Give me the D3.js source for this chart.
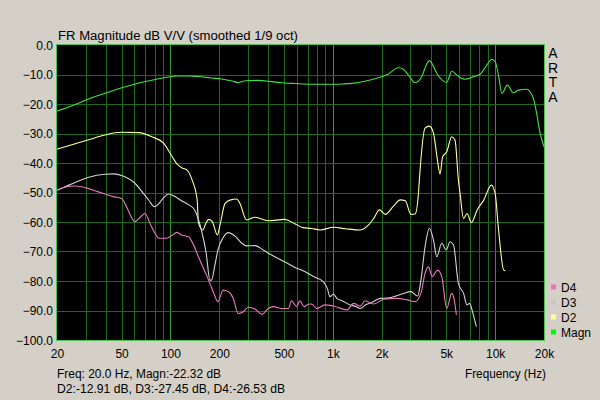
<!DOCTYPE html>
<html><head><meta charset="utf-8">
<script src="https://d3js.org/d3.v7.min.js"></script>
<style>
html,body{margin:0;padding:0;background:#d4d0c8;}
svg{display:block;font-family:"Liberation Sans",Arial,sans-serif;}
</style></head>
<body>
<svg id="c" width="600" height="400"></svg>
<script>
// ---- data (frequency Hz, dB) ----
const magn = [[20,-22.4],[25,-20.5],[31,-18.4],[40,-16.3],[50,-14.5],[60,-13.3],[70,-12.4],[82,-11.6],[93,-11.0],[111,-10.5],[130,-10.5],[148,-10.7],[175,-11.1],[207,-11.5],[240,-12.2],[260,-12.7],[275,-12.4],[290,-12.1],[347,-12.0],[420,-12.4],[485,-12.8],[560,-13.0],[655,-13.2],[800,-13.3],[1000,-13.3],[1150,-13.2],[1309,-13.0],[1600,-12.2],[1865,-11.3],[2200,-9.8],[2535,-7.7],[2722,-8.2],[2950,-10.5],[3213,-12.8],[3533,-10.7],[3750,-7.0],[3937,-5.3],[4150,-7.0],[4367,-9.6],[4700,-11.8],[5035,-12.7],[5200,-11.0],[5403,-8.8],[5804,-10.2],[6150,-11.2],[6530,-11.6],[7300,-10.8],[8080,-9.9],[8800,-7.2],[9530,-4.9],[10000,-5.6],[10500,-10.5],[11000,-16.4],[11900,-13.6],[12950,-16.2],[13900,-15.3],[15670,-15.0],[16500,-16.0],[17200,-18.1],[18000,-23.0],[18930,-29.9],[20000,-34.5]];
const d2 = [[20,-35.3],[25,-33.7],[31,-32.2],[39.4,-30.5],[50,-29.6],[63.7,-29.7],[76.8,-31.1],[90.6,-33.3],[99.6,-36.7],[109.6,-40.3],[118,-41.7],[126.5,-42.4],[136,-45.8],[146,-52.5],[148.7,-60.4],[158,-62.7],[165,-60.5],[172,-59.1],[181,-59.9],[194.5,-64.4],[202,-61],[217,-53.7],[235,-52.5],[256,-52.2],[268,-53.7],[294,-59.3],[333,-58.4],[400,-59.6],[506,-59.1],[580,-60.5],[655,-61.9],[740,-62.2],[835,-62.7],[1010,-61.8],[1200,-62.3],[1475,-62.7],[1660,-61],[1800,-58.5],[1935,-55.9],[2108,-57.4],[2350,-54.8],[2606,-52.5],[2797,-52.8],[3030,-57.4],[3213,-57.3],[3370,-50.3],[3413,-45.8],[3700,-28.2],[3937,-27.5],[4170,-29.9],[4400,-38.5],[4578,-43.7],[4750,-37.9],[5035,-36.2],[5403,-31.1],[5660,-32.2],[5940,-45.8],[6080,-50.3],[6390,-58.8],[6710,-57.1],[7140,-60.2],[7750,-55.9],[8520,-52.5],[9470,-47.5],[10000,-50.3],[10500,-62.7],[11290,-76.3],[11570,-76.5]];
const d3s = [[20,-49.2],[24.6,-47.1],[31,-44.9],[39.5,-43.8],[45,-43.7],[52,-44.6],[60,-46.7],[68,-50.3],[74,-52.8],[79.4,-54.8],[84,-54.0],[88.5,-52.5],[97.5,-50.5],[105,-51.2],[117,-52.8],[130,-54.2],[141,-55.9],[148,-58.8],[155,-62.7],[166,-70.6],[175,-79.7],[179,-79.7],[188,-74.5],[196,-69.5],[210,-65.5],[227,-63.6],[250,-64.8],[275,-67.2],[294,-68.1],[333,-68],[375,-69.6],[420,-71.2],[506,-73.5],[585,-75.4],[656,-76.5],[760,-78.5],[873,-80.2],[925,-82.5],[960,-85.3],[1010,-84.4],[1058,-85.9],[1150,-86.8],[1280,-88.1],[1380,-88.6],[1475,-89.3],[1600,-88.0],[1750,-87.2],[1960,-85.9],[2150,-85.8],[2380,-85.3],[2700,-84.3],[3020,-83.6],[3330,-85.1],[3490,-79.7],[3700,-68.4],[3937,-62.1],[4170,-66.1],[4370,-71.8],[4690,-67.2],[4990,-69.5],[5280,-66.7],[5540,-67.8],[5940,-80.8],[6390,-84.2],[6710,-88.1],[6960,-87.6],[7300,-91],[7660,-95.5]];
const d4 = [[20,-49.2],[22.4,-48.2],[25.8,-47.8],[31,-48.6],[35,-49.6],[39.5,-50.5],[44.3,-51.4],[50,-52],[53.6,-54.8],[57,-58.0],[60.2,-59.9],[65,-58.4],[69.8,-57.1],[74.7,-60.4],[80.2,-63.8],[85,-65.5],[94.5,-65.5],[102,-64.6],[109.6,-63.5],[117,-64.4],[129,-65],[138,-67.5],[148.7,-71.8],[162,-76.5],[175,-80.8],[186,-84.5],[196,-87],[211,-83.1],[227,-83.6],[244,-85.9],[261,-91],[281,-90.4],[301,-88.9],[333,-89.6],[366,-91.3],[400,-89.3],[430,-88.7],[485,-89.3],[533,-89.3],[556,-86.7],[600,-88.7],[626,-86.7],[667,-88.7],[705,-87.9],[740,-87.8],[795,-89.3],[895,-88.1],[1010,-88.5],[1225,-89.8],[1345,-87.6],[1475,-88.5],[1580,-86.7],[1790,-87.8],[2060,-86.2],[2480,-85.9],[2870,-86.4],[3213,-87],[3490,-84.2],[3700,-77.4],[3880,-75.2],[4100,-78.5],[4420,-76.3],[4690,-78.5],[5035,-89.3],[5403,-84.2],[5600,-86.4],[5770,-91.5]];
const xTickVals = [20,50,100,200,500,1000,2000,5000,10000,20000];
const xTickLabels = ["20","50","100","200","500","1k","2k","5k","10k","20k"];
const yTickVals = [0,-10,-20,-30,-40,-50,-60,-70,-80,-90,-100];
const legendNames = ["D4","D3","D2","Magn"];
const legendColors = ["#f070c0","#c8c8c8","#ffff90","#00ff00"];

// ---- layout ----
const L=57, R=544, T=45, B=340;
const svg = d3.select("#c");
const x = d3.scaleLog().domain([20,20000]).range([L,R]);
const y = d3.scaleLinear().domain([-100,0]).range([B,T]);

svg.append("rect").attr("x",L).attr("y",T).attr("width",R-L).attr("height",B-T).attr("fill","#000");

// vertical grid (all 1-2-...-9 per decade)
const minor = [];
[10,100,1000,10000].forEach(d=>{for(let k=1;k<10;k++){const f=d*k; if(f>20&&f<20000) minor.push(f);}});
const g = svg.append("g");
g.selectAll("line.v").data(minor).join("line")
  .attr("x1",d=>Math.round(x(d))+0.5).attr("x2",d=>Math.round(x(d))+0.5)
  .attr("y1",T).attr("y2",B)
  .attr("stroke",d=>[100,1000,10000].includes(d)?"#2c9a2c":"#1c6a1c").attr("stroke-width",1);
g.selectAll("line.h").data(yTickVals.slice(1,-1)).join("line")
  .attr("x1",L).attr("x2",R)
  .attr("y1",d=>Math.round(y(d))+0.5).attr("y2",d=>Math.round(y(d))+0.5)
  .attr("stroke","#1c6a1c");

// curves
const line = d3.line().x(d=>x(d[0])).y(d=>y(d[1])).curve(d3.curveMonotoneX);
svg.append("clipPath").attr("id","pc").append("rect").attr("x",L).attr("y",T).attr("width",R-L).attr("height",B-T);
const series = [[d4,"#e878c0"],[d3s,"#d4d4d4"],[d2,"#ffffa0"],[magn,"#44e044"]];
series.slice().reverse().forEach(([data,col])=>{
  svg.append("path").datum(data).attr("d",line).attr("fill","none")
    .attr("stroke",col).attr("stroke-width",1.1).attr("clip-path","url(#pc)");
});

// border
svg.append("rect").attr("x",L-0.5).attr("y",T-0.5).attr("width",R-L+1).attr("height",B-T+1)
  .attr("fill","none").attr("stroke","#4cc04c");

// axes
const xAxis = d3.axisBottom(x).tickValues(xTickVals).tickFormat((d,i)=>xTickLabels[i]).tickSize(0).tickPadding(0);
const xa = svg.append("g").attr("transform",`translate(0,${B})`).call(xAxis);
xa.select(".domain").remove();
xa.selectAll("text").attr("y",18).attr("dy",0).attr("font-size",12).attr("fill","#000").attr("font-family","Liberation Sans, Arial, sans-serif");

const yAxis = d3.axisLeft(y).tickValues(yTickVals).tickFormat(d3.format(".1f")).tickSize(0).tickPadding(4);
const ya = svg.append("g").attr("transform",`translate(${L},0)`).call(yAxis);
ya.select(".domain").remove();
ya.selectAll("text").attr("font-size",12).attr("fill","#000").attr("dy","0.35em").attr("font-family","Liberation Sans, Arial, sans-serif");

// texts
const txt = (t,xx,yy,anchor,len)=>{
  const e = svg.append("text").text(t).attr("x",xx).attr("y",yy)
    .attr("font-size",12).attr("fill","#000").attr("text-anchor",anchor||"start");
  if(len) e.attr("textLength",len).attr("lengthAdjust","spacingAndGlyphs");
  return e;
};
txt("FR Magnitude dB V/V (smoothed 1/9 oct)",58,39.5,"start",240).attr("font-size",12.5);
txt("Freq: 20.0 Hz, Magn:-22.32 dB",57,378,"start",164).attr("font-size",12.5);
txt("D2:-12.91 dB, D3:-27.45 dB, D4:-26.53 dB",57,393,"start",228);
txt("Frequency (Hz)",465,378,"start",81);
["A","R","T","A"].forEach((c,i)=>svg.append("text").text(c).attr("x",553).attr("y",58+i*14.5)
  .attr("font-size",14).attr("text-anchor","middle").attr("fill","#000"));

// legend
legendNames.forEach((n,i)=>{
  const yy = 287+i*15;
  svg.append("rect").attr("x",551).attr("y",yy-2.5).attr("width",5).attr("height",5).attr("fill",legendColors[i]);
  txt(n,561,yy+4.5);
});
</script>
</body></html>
---
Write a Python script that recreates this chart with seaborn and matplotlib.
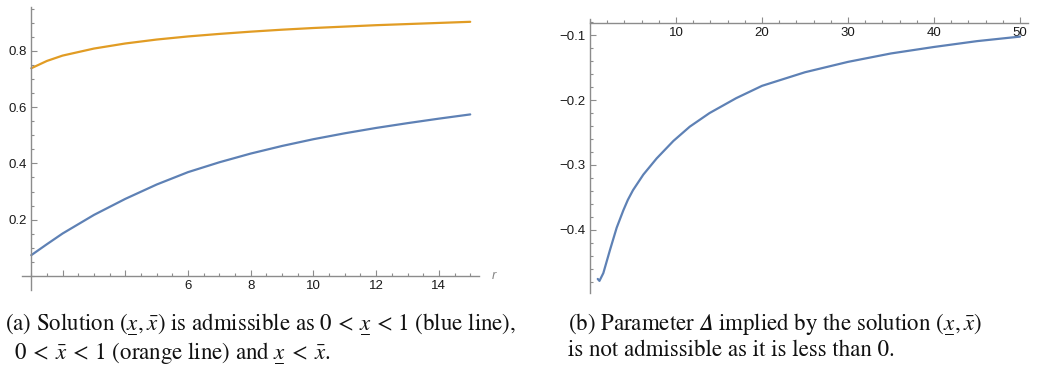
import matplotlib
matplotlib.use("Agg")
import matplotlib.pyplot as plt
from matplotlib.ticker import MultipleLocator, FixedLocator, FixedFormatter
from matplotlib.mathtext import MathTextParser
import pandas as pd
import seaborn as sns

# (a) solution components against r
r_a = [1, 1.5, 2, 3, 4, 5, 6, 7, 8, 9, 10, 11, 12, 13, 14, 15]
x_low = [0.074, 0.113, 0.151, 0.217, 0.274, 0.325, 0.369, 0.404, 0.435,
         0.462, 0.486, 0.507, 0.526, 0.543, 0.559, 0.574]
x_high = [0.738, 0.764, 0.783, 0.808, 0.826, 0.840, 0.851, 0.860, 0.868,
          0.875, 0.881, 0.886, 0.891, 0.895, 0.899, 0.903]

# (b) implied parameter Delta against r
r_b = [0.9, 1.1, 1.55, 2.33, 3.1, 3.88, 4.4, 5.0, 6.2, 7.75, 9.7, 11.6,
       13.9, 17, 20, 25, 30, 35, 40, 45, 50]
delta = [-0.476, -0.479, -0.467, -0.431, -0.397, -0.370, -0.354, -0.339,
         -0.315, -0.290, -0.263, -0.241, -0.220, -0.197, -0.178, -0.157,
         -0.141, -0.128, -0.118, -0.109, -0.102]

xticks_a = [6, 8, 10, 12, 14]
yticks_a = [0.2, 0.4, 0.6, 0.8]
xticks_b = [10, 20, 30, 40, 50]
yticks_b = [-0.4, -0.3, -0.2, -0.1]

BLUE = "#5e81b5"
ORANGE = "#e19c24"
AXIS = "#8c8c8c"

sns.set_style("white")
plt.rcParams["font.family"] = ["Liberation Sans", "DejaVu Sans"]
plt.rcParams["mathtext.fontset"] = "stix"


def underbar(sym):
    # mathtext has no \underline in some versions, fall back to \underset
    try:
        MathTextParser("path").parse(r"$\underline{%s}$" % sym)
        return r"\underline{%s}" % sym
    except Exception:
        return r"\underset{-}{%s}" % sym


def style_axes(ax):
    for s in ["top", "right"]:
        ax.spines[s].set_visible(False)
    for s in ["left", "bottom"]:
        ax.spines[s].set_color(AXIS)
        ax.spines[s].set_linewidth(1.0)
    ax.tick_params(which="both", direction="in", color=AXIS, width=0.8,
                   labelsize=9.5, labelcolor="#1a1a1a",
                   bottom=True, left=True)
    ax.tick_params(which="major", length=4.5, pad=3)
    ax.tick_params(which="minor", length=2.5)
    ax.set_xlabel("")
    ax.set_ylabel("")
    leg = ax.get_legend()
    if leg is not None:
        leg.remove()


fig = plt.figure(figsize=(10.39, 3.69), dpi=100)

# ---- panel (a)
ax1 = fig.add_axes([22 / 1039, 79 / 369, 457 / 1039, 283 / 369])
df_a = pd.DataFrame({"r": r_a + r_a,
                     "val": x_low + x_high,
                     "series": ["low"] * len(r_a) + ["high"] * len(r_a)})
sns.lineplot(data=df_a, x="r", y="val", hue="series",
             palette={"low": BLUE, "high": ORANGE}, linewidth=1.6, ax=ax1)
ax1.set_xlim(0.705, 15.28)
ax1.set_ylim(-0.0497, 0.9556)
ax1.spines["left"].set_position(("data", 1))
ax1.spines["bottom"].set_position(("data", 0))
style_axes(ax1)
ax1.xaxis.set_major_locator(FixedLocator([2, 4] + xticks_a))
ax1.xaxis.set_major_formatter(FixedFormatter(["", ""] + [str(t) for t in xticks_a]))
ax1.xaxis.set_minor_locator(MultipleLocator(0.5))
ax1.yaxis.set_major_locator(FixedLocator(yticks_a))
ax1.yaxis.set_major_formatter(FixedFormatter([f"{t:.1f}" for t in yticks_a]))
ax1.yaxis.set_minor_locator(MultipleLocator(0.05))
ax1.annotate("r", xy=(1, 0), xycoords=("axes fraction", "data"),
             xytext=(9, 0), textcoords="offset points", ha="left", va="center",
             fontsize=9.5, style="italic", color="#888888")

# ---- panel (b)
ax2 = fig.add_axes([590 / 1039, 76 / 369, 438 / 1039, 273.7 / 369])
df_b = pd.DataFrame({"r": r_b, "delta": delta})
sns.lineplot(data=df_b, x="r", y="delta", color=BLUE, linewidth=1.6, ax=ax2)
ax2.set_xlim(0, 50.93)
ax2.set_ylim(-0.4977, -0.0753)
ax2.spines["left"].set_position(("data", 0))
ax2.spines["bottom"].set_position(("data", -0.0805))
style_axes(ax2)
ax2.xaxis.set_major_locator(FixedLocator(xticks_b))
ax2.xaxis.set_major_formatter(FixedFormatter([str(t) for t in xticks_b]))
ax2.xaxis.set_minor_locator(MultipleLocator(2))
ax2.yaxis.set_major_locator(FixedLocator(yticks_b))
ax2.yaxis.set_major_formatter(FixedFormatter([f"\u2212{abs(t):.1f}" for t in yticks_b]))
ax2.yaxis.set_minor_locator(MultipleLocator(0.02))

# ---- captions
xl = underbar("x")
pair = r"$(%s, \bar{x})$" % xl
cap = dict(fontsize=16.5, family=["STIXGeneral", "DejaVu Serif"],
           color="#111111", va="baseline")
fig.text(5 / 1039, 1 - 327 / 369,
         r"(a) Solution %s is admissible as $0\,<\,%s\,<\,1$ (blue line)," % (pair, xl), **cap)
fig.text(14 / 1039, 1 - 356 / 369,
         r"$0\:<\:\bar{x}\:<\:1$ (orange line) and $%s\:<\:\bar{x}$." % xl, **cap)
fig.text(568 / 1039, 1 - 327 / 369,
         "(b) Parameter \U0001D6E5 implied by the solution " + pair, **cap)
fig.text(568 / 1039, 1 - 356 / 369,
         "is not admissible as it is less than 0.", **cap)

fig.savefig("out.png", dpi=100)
---
● **Required work**
Find the word "chart" in the entries above and gather every line that holds it.

● **Answer to the task**
Give me the D3.js source for this chart.
Write a Python script that recreates this chart with seaborn and matplotlib.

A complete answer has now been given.